Problem:
Quote the records exactly, starting at the first line and stopping after the line with "5, 6, 3, 10, 1, 3, 1, 4, 2, 2]"; skip the pictures.

Dataset excerpts:
──────────

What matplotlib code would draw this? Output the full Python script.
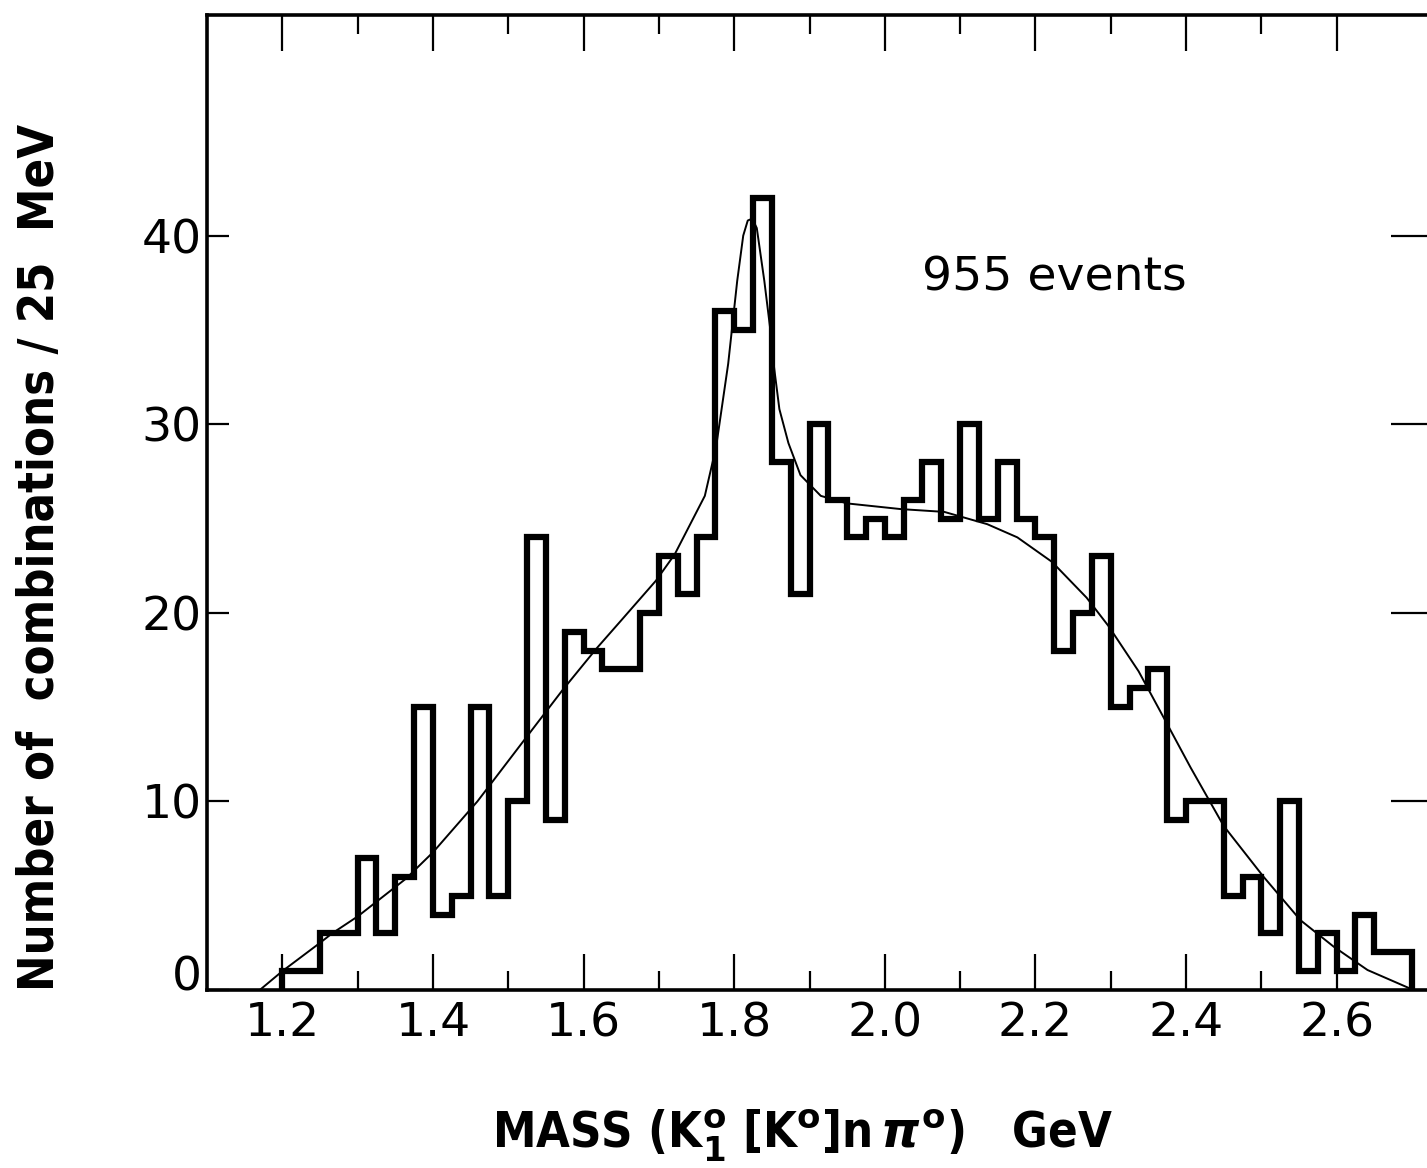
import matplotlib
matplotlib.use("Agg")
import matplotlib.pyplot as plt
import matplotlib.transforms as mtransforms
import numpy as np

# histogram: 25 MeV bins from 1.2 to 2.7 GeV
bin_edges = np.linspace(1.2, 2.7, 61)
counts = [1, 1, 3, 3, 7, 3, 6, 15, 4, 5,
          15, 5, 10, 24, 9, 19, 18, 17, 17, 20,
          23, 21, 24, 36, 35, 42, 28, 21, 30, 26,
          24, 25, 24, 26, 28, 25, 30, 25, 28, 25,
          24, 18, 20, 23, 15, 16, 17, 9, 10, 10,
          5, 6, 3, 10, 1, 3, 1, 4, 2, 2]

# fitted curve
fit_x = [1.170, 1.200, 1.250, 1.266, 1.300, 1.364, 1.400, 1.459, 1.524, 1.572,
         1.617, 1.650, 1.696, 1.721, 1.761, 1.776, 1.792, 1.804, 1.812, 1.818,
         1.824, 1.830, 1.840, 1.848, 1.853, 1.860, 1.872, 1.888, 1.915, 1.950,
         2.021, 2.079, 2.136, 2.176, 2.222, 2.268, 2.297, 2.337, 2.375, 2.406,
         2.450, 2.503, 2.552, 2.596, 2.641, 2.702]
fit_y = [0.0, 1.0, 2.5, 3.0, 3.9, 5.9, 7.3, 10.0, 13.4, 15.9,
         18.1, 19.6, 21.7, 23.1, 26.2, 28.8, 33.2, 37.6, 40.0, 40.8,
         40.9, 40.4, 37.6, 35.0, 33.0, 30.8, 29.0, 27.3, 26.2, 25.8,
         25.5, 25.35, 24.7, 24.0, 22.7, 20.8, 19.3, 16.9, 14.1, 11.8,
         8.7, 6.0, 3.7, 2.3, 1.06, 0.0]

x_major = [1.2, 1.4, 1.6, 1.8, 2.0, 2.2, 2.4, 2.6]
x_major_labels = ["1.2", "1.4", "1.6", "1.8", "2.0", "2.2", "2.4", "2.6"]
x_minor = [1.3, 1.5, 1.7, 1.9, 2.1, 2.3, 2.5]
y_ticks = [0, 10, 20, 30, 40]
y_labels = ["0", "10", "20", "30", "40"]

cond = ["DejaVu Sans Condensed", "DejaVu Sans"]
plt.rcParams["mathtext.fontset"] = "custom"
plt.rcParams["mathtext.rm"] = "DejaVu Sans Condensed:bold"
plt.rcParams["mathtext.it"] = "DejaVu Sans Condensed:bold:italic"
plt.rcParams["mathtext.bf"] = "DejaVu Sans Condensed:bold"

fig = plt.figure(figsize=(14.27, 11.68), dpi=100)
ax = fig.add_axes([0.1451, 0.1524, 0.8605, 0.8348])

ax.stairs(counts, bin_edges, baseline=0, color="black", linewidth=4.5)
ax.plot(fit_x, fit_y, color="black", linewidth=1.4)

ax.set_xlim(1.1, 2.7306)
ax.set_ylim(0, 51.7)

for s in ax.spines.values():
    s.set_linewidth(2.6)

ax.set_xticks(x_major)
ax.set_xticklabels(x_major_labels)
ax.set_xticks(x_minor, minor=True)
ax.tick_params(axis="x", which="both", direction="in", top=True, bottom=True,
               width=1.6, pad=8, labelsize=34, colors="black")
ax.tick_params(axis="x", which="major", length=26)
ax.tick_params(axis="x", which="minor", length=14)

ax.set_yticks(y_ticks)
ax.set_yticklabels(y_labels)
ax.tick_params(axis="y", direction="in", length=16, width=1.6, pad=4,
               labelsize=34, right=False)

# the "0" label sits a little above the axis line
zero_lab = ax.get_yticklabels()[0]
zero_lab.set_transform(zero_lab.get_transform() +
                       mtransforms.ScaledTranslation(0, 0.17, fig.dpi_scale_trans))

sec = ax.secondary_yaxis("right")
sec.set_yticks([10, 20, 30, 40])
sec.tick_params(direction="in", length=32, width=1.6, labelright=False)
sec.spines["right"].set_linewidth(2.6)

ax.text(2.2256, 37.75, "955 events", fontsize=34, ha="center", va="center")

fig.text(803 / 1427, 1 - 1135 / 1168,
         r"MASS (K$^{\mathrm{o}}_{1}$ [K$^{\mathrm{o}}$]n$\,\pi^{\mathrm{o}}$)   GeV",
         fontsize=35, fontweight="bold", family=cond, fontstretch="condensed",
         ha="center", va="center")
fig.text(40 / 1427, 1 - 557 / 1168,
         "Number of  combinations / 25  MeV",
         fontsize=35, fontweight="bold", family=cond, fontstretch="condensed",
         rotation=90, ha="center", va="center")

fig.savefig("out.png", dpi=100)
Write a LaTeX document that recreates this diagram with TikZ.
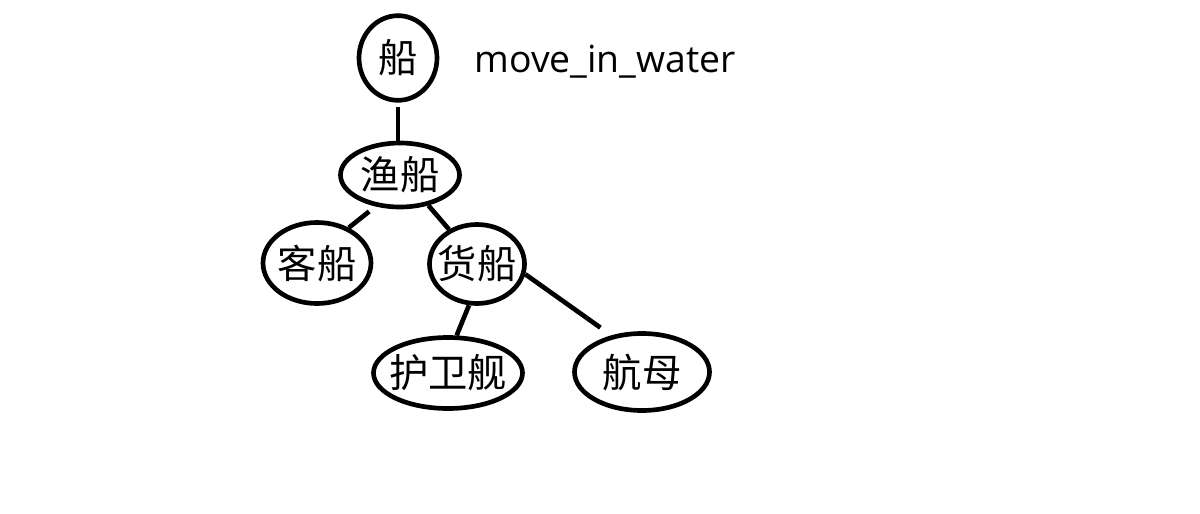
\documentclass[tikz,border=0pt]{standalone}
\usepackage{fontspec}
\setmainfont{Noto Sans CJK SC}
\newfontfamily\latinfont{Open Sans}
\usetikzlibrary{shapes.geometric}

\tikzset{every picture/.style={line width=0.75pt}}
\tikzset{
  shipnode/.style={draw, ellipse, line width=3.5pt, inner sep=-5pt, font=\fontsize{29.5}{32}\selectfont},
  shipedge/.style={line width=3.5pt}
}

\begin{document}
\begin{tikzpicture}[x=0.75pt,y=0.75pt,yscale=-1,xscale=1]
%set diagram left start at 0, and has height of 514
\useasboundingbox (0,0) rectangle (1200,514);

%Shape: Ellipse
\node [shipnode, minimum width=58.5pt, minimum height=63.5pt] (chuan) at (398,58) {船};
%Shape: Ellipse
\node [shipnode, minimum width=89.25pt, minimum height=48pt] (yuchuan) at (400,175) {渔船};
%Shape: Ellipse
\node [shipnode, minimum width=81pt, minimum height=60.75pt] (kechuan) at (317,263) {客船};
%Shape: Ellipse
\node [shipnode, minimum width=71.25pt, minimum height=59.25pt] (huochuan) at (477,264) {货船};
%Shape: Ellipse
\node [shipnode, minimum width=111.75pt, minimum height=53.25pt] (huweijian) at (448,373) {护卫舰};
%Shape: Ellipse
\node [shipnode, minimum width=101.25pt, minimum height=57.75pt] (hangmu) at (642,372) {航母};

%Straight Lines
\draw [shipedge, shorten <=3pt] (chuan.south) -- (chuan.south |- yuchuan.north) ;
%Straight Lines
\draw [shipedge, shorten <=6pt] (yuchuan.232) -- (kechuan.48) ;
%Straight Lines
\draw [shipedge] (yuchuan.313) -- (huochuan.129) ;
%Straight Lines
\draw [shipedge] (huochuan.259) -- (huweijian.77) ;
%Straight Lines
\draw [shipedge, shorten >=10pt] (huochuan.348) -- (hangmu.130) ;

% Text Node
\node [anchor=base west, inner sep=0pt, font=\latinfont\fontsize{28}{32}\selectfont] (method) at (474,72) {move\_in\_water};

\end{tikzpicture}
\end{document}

──────────

The output:
What matplotlib code would draw this? Output the full Python script.
import matplotlib
matplotlib.use("Agg")
import matplotlib.pyplot as plt
import matplotlib.transforms as mtransforms
import numpy as np

# histogram: 25 MeV bins from 1.2 to 2.7 GeV
bin_edges = np.linspace(1.2, 2.7, 61)
counts = [1, 1, 3, 3, 7, 3, 6, 15, 4, 5,
          15, 5, 10, 24, 9, 19, 18, 17, 17, 20,
          23, 21, 24, 36, 35, 42, 28, 21, 30, 26,
          24, 25, 24, 26, 28, 25, 30, 25, 28, 25,
          24, 18, 20, 23, 15, 16, 17, 9, 10, 10,
          5, 6, 3, 10, 1, 3, 1, 4, 2, 2]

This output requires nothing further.